● **Records from a data source**
┏━━

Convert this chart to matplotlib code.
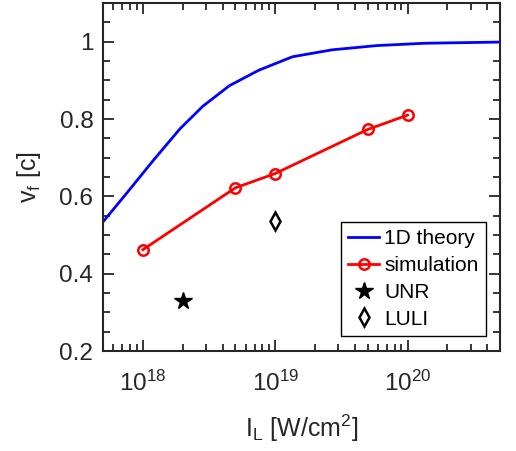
import matplotlib
matplotlib.use("Agg")
import matplotlib.pyplot as plt
from matplotlib.ticker import FixedLocator, LogLocator, NullFormatter, MultipleLocator
import numpy as np

plt.rcParams['font.family'] = ['Liberation Sans', 'DejaVu Sans']
plt.rcParams['mathtext.fontset'] = 'custom'
plt.rcParams['mathtext.rm'] = 'Liberation Sans'
plt.rcParams['mathtext.it'] = 'Liberation Sans'

# 1D theory curve
theory_I = [5e17, 7.5e17, 1.2e18, 1.9e18, 2.84e18, 4.5e18, 7.5e18, 1.35e19,
            2.7e19, 5.9e19, 1.36e20, 5e20]
theory_v = [0.534, 0.607, 0.693, 0.774, 0.833, 0.886, 0.926, 0.961,
            0.979, 0.990, 0.996, 0.999]

# PIC runs
sim_I = [1e18, 5e18, 1e19, 5e19, 1e20]
sim_v = [0.462, 0.622, 0.659, 0.773, 0.810]

# experiments
unr_I = [2e18]
unr_v = [0.330]
luli_I = [1e19]
luli_v = [0.536]

axis_color = '#262626'

fig = plt.figure(figsize=(5.16, 4.51), dpi=100)
ax = fig.add_axes([0.1996, 0.2217, 0.7694, 0.7716])

ax.plot(theory_I, theory_v, color='#0000ff', lw=2.0, label='1D theory')
ax.plot(sim_I, sim_v, color='#ff0000', lw=2.0, marker='o', ms=7.5, mfc='none',
        mew=1.8, label='simulation')
ax.plot(unr_I, unr_v, ls='none', marker='*', color='black', ms=13, label='UNR')
ax.plot(luli_I, luli_v, ls='none', marker='d', mfc='none', mec='black', mew=1.8,
        ms=9, label='LULI')

ax.set_xscale('log')
ax.set_xlim(5e17, 5e20)
ax.set_ylim(0.2, 1.1)

ax.xaxis.set_major_locator(FixedLocator([1e18, 1e19, 1e20]))
ax.set_xticklabels([r'10$^{18}$', r'10$^{19}$', r'10$^{20}$'])
ax.xaxis.set_minor_locator(LogLocator(base=10, subs=np.arange(2, 10)))
ax.xaxis.set_minor_formatter(NullFormatter())
ax.set_yticks([0.2, 0.4, 0.6, 0.8, 1.0])
ax.set_yticklabels(['0.2', '0.4', '0.6', '0.8', '1'])
ax.yaxis.set_minor_locator(MultipleLocator(0.05))

ax.tick_params(which='both', direction='in', top=True, right=True,
               color=axis_color, width=1.3, labelsize=17.5, labelcolor=axis_color)
ax.tick_params(which='major', length=8)
ax.tick_params(which='minor', length=5)
ax.tick_params(axis='x', which='major', pad=14)
ax.tick_params(axis='y', which='major', pad=7)
for s in ax.spines.values():
    s.set_color(axis_color)
    s.set_linewidth(1.5)

ax.set_xlabel(r'I$_\mathregular{L}$ [W/cm$^\mathregular{2}$]', fontsize=18,
              color=axis_color, labelpad=12)
ax.set_ylabel(r'v$_\mathregular{f}$ [c]', fontsize=18, color=axis_color, labelpad=12)

leg = ax.legend(loc='lower right', fontsize=15, handlelength=1.5, handletextpad=0.25,
                borderpad=0.35, labelspacing=0.38, fancybox=False, framealpha=1,
                edgecolor='black', borderaxespad=0, bbox_to_anchor=(0.965, 0.043))
leg.get_frame().set_linewidth(1.0)

fig.savefig('out.png', dpi=100)
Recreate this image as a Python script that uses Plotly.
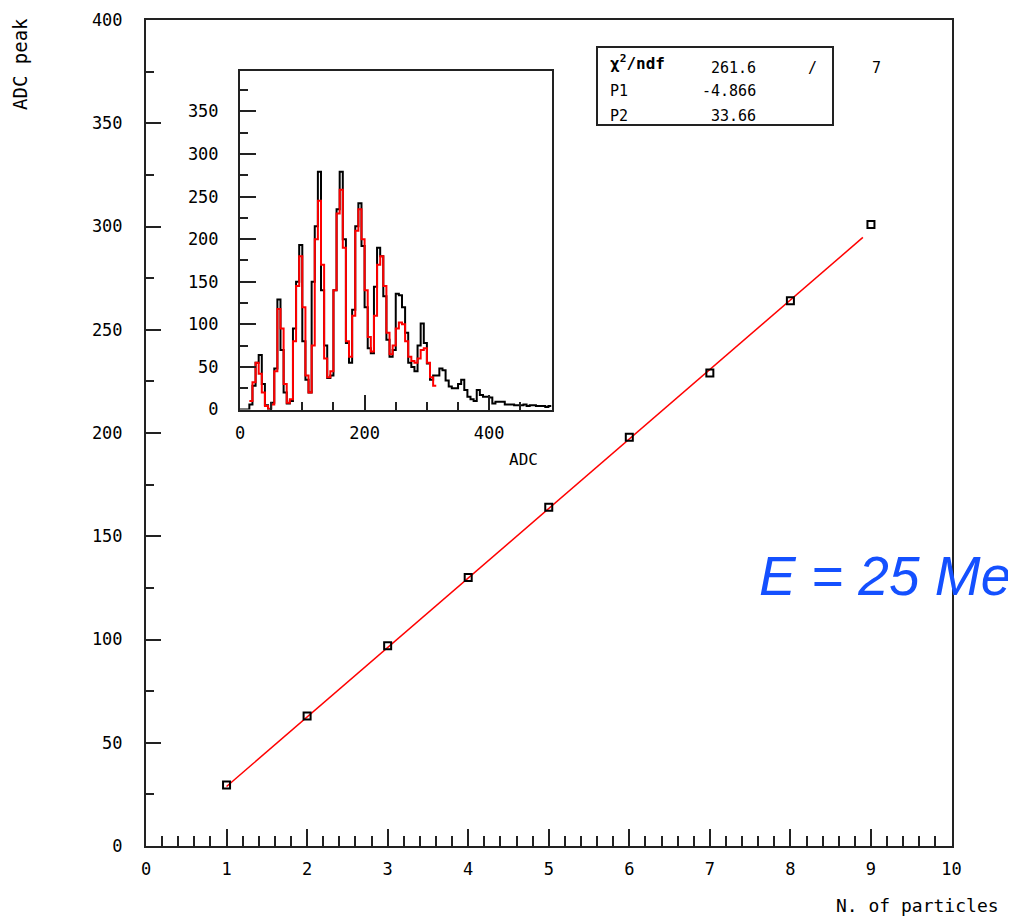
import plotly.graph_objects as go

# page is rendered with an 8px body margin; figure is sized so that it fills the window
PAGE_OFF = 8
W, H = 1016 - PAGE_OFF, 917 - PAGE_OFF

# ---------------- data ----------------
n_particles = [1, 2, 3, 4, 5, 6, 7, 8, 9]
adc_peak = [29.5, 63, 97, 130, 164, 198, 229, 264, 301]

fit_p1 = -4.866
fit_p2 = 33.66
chi2_txt = "261.6"
ndf_txt = "7"
p1_txt = "-4.866"
p2_txt = "33.66"

# inset ADC spectrum, bins of 5 ADC counts from 0 to 500
bin_width = 5
adc_counts = [
    0, 0, 0, 6, 28, 55, 64, 30, 5, 0,
    8, 48, 129, 70, 20, 7, 10, 95, 150, 193,
    80, 35, 20, 150, 215, 279, 140, 75, 37, 40,
    140, 235, 279, 200, 78, 55, 117, 215, 242, 192,
    120, 72, 66, 144, 190, 180, 133, 82, 62, 70,
    136, 134, 120, 90, 55, 50, 45, 75, 101, 78,
    54, 35, 40, 40, 48, 46, 34, 27, 25, 25,
    30, 35, 23, 15, 12, 10, 23, 17, 15, 15,
    14, 7, 9, 9, 9, 6, 6, 6, 5, 5,
    5, 6, 4, 5, 5, 4, 4, 4, 3, 4,
]
# fitted spectrum (red), starting at ADC 15
fit_start = 15
fit_counts = [
    10, 32, 55, 42, 20, 4, 1,
    6, 45, 118, 95, 30, 8,
    12, 80, 145, 180, 120, 40,
    20, 75, 200, 245, 170, 60,
    38, 45, 140, 230, 258, 190,
    80, 62, 110, 210, 235, 200,
    140, 85, 68, 110, 170, 180, 145,
    90, 65, 75, 95, 102, 100, 80,
    62, 57, 55, 60, 70, 72, 55, 38, 28,
]

# ---------------- helpers (page pixel -> paper fraction) ----------------
def px(x):
    return (x - PAGE_OFF) / W

def py(y):
    return 1 - (y - PAGE_OFF) / H

def steps(start, width, vals):
    xs = [start + i * width for i in range(len(vals) + 1)]
    ys = list(vals) + [vals[-1]]
    return xs, ys

MONO = "DejaVu Sans Mono"
tickfont = dict(family=MONO, size=17, color="black")

fig = go.Figure()

# main plot: fit line + points
fit_x = [n_particles[0], n_particles[-1] - 0.1]
fit_y = [fit_p1 + fit_p2 * v for v in fit_x]
fig.add_trace(go.Scatter(x=fit_x, y=fit_y, mode="lines",
                         line=dict(color="red", width=1.5),
                         xaxis="x", yaxis="y", showlegend=False))
fig.add_trace(go.Scatter(x=n_particles, y=adc_peak, mode="markers",
                         marker=dict(symbol="square-open", size=7, color="black",
                                     line=dict(width=2, color="black")),
                         xaxis="x", yaxis="y", showlegend=False))

# inset spectrum
hx, hy = steps(0, bin_width, adc_counts)
fig.add_trace(go.Scatter(x=hx, y=hy, mode="lines", line=dict(color="black", width=2, shape="hv"),
                         xaxis="x2", yaxis="y2", showlegend=False))
fx, fy = steps(fit_start, bin_width, fit_counts)
fig.add_trace(go.Scatter(x=fx, y=fy, mode="lines", line=dict(color="red", width=2, shape="hv"),
                         xaxis="x2", yaxis="y2", showlegend=False))

axline = dict(showline=True, linecolor="#222", linewidth=2, mirror=True,
              showgrid=False, zeroline=False, ticks="inside", tickcolor="#222",
              tickwidth=1.5, tickfont=tickfont, automargin=False)

fig.update_layout(
    width=W, height=H,
    margin=dict(l=0, r=0, t=0, b=0, pad=0, autoexpand=False),
    paper_bgcolor="white", plot_bgcolor="white",
    xaxis=dict(domain=[px(146), px(951.5)], range=[0, 10], dtick=1, ticklen=17,
               minor=dict(dtick=0.2, ticklen=10, ticks="inside", tickcolor="#222", tickwidth=1.5),
               ticklabelstandoff=7, anchor="y", **axline),
    yaxis=dict(domain=[py(846), py(20)], range=[0, 400], dtick=50, ticklen=15,
               minor=dict(dtick=25, ticklen=8, ticks="inside", tickcolor="#222", tickwidth=1.5),
               ticklabelstandoff=18, anchor="x", **axline),
    xaxis2=dict(domain=[px(240), px(551.5)], range=[0, 500], tick0=0, dtick=200, ticklen=15,
                minor=dict(dtick=50, ticklen=8, ticks="inside", tickcolor="#222", tickwidth=1.5),
                ticklabelstandoff=7, anchor="y2", **axline),
    yaxis2=dict(domain=[py(409.5), py(70.5)], range=[0, 398], dtick=50, ticklen=16,
                minor=dict(dtick=25, ticklen=8, ticks="inside", tickcolor="#222", tickwidth=1.5),
                ticklabelstandoff=16, anchor="x2", **axline),
)

ann = []
def text(x, y, s, size=16, xanchor="center", yanchor="middle", **kw):
    ann.append(dict(x=px(x), y=py(y), xref="paper", yref="paper", text=s, showarrow=False,
                    xanchor=xanchor, yanchor=yanchor,
                    font=dict(family=MONO, size=size, color="black"), **kw))

# axis titles
text(20, 64, "ADC peak", size=19, textangle=-90)
text(1001, 905, "N. of particles", size=18, xanchor="right")
text(523, 460, "ADC", size=16)

# stats box contents
text(608, 62, "<b>χ<sup>2</sup>/ndf</b>", size=16, xanchor="left")
text(758, 68, chi2_txt, size=15, xanchor="right")
text(812, 68, "/", size=15)
text(876, 68, ndf_txt, size=15)
text(608, 91, "P1", size=15, xanchor="left")
text(758, 91, p1_txt, size=15, xanchor="right")
text(608, 116, "P2", size=15, xanchor="left")
text(758, 116, p2_txt, size=15, xanchor="right")

# energy label
ann.append(dict(x=px(757), y=py(576), xref="paper", yref="paper", text="E = 25 Me",
                showarrow=False, xanchor="left", yanchor="middle",
                font=dict(family="Liberation Sans", size=55, color="#1450ff", style="italic")))

fig.update_layout(annotations=ann,
                  shapes=[dict(type="rect", xref="paper", yref="paper",
                               x0=px(597), x1=px(833), y0=py(125), y1=py(47),
                               line=dict(color="#222", width=2), fillcolor="rgba(0,0,0,0)",
                               layer="above")])

fig.write_html("out.html")
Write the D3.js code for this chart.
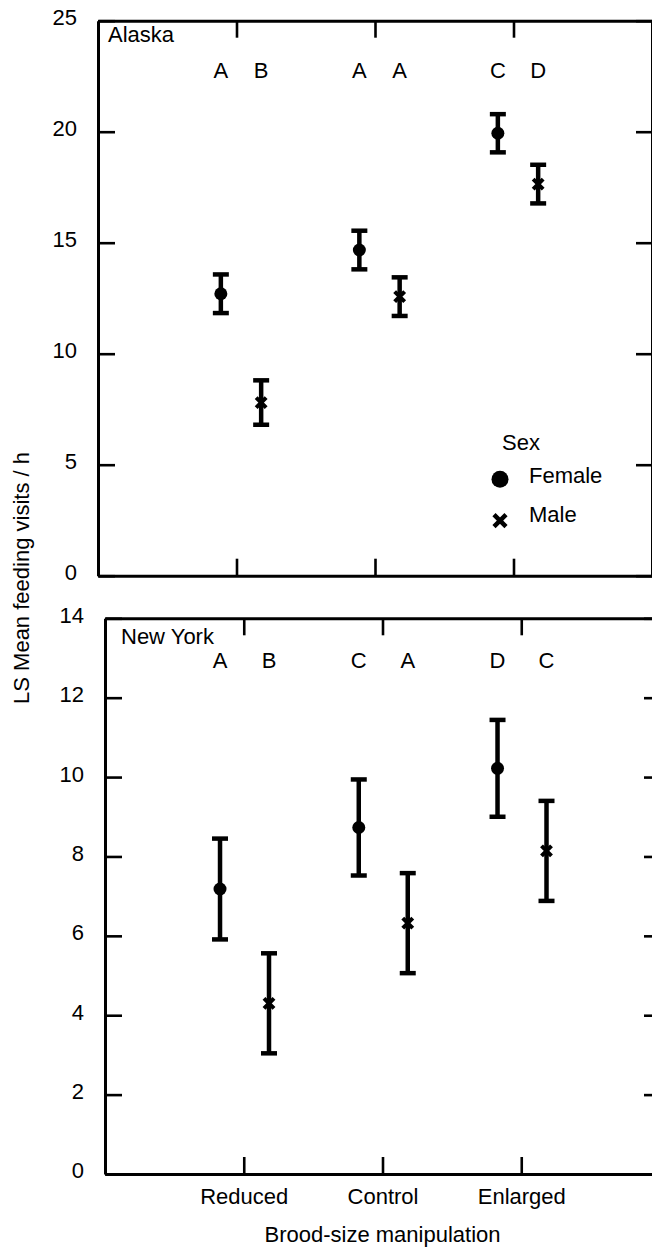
<!DOCTYPE html>
<html>
<head>
  <meta charset='utf-8'>
  <title>LS mean feeding visits</title>
  <style>
    body { margin: 0; background: #fff; }
    svg { display: block; font-family: 'Liberation Sans', Arial, sans-serif; }
  </style>
  <script src='https://cdn.jsdelivr.net/npm/d3@7/dist/d3.min.js'></script>
</head>
<body>
  <svg id='chart' width='652' height='1249'></svg>
  <script>
    // data
    const categories = ['Reduced', 'Control', 'Enlarged'];
    const sexes = ['Female', 'Male'];

    const alaskaFemaleMean = [12.70, 14.67, 19.93];
    const alaskaFemaleErr = [0.87, 0.87, 0.86];
    const alaskaMaleMean = [7.80, 12.57, 17.64];
    const alaskaMaleErr = [1.00, 0.87, 0.87];
    const alaskaFemaleLetters = ['A', 'A', 'C'];
    const alaskaMaleLetters = ['B', 'A', 'D'];
    const alaskaTicks = [0, 5, 10, 15, 20, 25];

    const nyFemaleMean = [7.18, 8.73, 10.22];
    const nyFemaleErr = [1.27, 1.21, 1.22];
    const nyMaleMean = [4.30, 6.32, 8.14];
    const nyMaleErr = [1.26, 1.26, 1.26];
    const nyFemaleLetters = ['A', 'C', 'D'];
    const nyMaleLetters = ['B', 'A', 'C'];
    const nyTicks = [0, 2, 4, 6, 8, 10, 12, 14];

    const svg = d3.select('#chart');
    const FONT = 22;

    function drawPanel(cfg) {
        const g = svg.append('g')
            .attr('transform', `translate(${cfg.left}, ${cfg.top})`);
        const x = d3.scaleLinear().domain([0, 4]).range([0, cfg.width]);
        const y = d3.scaleLinear()
            .domain([0, d3.max(cfg.ticks)])
            .range([cfg.height, 0]);
        const catIndex = c => categories.indexOf(c) + 1;

        // frame axes, ticks pointing inward
        const axes = [
            { axis: d3.axisLeft(y).tickValues(cfg.ticks).tickSize(-17)
                .tickPadding(21), t: 'translate(0,0)', labels: true, left: true },
            { axis: d3.axisRight(y).tickValues(cfg.ticks).tickSize(-16)
                .tickFormat(''), t: `translate(${cfg.width},0)` },
            { axis: d3.axisBottom(x).tickValues([1, 2, 3]).tickSize(-17)
                .tickPadding(14).tickFormat(d => categories[d - 1]),
              t: `translate(0,${cfg.height})`, labels: cfg.xLabels },
            { axis: d3.axisTop(x).tickValues([1, 2, 3]).tickSize(-17)
                .tickFormat(''), t: 'translate(0,0)' }
        ];
        axes.forEach(a => {
            const ga = g.append('g')
                .attr('transform', a.t)
                .call(a.axis.tickSizeOuter(0));
            ga.select('.domain').attr('stroke', '#000').attr('stroke-width', 3);
            ga.selectAll('.tick line').attr('stroke', '#000').attr('stroke-width', 2.6);
            ga.selectAll('.tick text')
                .attr('font-size', FONT)
                .attr('font-family', "'Liberation Sans', Arial, sans-serif")
                .attr('fill', '#000');
            if (a.left) ga.selectAll('.tick text').attr('dy', '0.18em');
            if (!a.labels) ga.selectAll('.tick text').remove();
        });

        // panel title
        g.append('text')
            .attr('x', cfg.titleX)
            .attr('y', cfg.titleY)
            .attr('dy', '0.35em')
            .attr('font-size', FONT)
            .text(cfg.title);

        const rows = [];
        categories.forEach((c, i) => {
            rows.push({ cat: c, sex: 'Female', mean: cfg.fMean[i],
                err: cfg.fErr[i], letter: cfg.fLetters[i] });
            rows.push({ cat: c, sex: 'Male', mean: cfg.mMean[i],
                err: cfg.mErr[i], letter: cfg.mLetters[i] });
        });
        const px = d => x(catIndex(d.cat) + (d.sex === 'Female' ? cfg.fShift : cfg.mShift));

        // significance letters
        g.selectAll('.letter').data(rows).enter().append('text')
            .attr('class', 'letter')
            .attr('x', px)
            .attr('y', cfg.letterY)
            .attr('dy', '0.35em')
            .attr('text-anchor', 'middle')
            .attr('font-size', FONT)
            .text(d => d.letter);

        // error bars
        const bars = g.selectAll('.bar').data(rows).enter().append('g')
            .attr('class', 'bar');
        bars.append('line')
            .attr('x1', px).attr('x2', px)
            .attr('y1', d => y(d.mean - d.err))
            .attr('y2', d => y(d.mean + d.err))
            .attr('stroke', '#000').attr('stroke-width', 4.5);
        [-1, 1].forEach(s => {
            bars.append('line')
                .attr('x1', d => px(d) - 8).attr('x2', d => px(d) + 8)
                .attr('y1', d => y(d.mean + s * d.err))
                .attr('y2', d => y(d.mean + s * d.err))
                .attr('stroke', '#000').attr('stroke-width', 4.5);
        });
        // markers
        bars.filter(d => d.sex === 'Female').append('circle')
            .attr('cx', px).attr('cy', d => y(d.mean))
            .attr('r', 6.5).attr('fill', '#000');
        bars.filter(d => d.sex === 'Male').append('path')
            .attr('d', d => {
                const cx = px(d), cy = y(d.mean), r = 5;
                return `M${cx - r},${cy - r}L${cx + r},${cy + r}` +
                    `M${cx - r},${cy + r}L${cx + r},${cy - r}`;
            })
            .attr('stroke', '#000').attr('stroke-width', 4);
        return g;
    }

    const alaskaPanel = drawPanel({
        left: 98, top: 20.7, width: 554, height: 555,
        ticks: alaskaTicks, title: 'Alaska', titleX: 10, titleY: 14,
        letterY: 50, fShift: -0.113, mShift: 0.178,
        fMean: alaskaFemaleMean, fErr: alaskaFemaleErr,
        mMean: alaskaMaleMean, mErr: alaskaMaleErr,
        fLetters: alaskaFemaleLetters, mLetters: alaskaMaleLetters,
        xLabels: false
    });

    drawPanel({
        left: 105, top: 618.3, width: 555, height: 555.7,
        ticks: nyTicks, title: 'New York', titleX: 16, titleY: 18,
        letterY: 42, fShift: -0.171, mShift: 0.182,
        fMean: nyFemaleMean, fErr: nyFemaleErr,
        mMean: nyMaleMean, mErr: nyMaleErr,
        fLetters: nyFemaleLetters, mLetters: nyMaleLetters,
        xLabels: true
    });

    // legend inside the Alaska panel
    const legend = alaskaPanel.append('g').attr('transform', 'translate(402, 422)');
    legend.append('text')
        .attr('x', 2).attr('y', 0).attr('dy', '0.35em')
        .attr('font-size', FONT).text('Sex');
    sexes.forEach((s, i) => {
        const ly = 35 + i * 39;
        if (s === 'Female') {
            legend.append('circle').attr('cx', 0).attr('cy', ly + 1.5)
                .attr('r', 8.5).attr('fill', '#000');
        } else {
            legend.append('path')
                .attr('d', `M-6,${ly - 2}L6,${ly + 10}M-6,${ly + 10}L6,${ly - 2}`)
                .attr('stroke', '#000').attr('stroke-width', 4.5);
        }
        legend.append('text')
            .attr('x', 29).attr('y', ly - 2).attr('dy', '0.35em')
            .attr('font-size', FONT).text(s);
    });

    // axis titles
    svg.append('text')
        .attr('transform', 'translate(21, 578) rotate(-90)')
        .attr('text-anchor', 'middle')
        .attr('dy', '0.35em')
        .attr('font-size', FONT)
        .text('LS Mean feeding visits / h');
    svg.append('text')
        .attr('x', 382.5).attr('y', 1234)
        .attr('text-anchor', 'middle')
        .attr('dy', '0.35em')
        .attr('font-size', FONT)
        .text('Brood-size manipulation');
  </script>
</body>
</html>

┗━━

● **STATED GOAL**
Repeat only the lines between the top of the entries above and the line containing "ax = fig.add_axes([0.1996, 0.2217, 0.7694, 0.7716])", both ends included, without the pictures.

● **REPLY**
Convert this chart to matplotlib code.
import matplotlib
matplotlib.use("Agg")
import matplotlib.pyplot as plt
from matplotlib.ticker import FixedLocator, LogLocator, NullFormatter, MultipleLocator
import numpy as np

plt.rcParams['font.family'] = ['Liberation Sans', 'DejaVu Sans']
plt.rcParams['mathtext.fontset'] = 'custom'
plt.rcParams['mathtext.rm'] = 'Liberation Sans'
plt.rcParams['mathtext.it'] = 'Liberation Sans'

# 1D theory curve
theory_I = [5e17, 7.5e17, 1.2e18, 1.9e18, 2.84e18, 4.5e18, 7.5e18, 1.35e19,
            2.7e19, 5.9e19, 1.36e20, 5e20]
theory_v = [0.534, 0.607, 0.693, 0.774, 0.833, 0.886, 0.926, 0.961,
            0.979, 0.990, 0.996, 0.999]

# PIC runs
sim_I = [1e18, 5e18, 1e19, 5e19, 1e20]
sim_v = [0.462, 0.622, 0.659, 0.773, 0.810]

# experiments
unr_I = [2e18]
unr_v = [0.330]
luli_I = [1e19]
luli_v = [0.536]

axis_color = '#262626'

fig = plt.figure(figsize=(5.16, 4.51), dpi=100)
ax = fig.add_axes([0.1996, 0.2217, 0.7694, 0.7716])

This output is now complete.